What the press doesn't tell you is that this image is totally manufactured. Thompson is a high-priced attorney who's made millions as a Washington lobbyist. And when he's not busy buying off our legislators, he's out in Hollywood working as a high-paid actor.
All that down-home, pickup-driving, traditional conservative nonsense? It's just acting. The good ol' boy from Tennessee is just another role Thompson is playing; the Thompson we see (or want to see) is an amalgamation of his various movie and television roles. The reality is much different from the image.

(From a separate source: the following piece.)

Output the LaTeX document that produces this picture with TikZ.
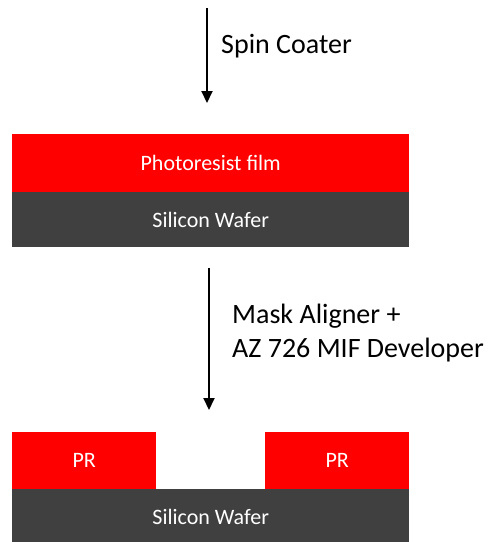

That's fine; politicians have always tried to create optimal images for themselves. What's disconcerting is how the media buys into the image. Listen to any of the cable TV pundits, and they spout the pre-manufactured line: Thompson is a strong authority figure, he's a Washington outsider, he's a down-home good ol' boy. In reality, Thompson is the consummate Washington insider, but that's not what the media reports. They buy into the fabricated image, and perpetuate it.
I supposed it's not surprising; the media has long opted to simplify the complex, and present the story that they think will attract more viewers (or sell more newspapers). Just look at how the media helped to sell George W. Bush during the 2000 election (and beyond), as the good ol' boy from Texas instead of the privileged frat boy from Harvard. I suppose Bush as guy-next-door Texan is a more appealing story than Bush as spoiled rich kid, but it's not the real story.
Same thing with Thompson. It'd be nice to have a real, honest-to-goodness populist from Tennessee running for president. That's not what Thompson is, but it's what he pretends to be, and the press buys into it and perpetuates the myth. They're feeding us what we want to hear, as opposed to what we need to hear.
The press should do more than regurgitate campaign press releases. They should dig beneath the p.r. and unearth the facts, and then tell us what's really going on. That's the disappointing thing about this Orwellian world in which we live; it's not that the politicians are lying to us, it's that the press is falling down on the job. We expect our politicians to lies; we need the media to separate the truth from the fabrications.
But that's just my opinion; reasonable minds may disagree.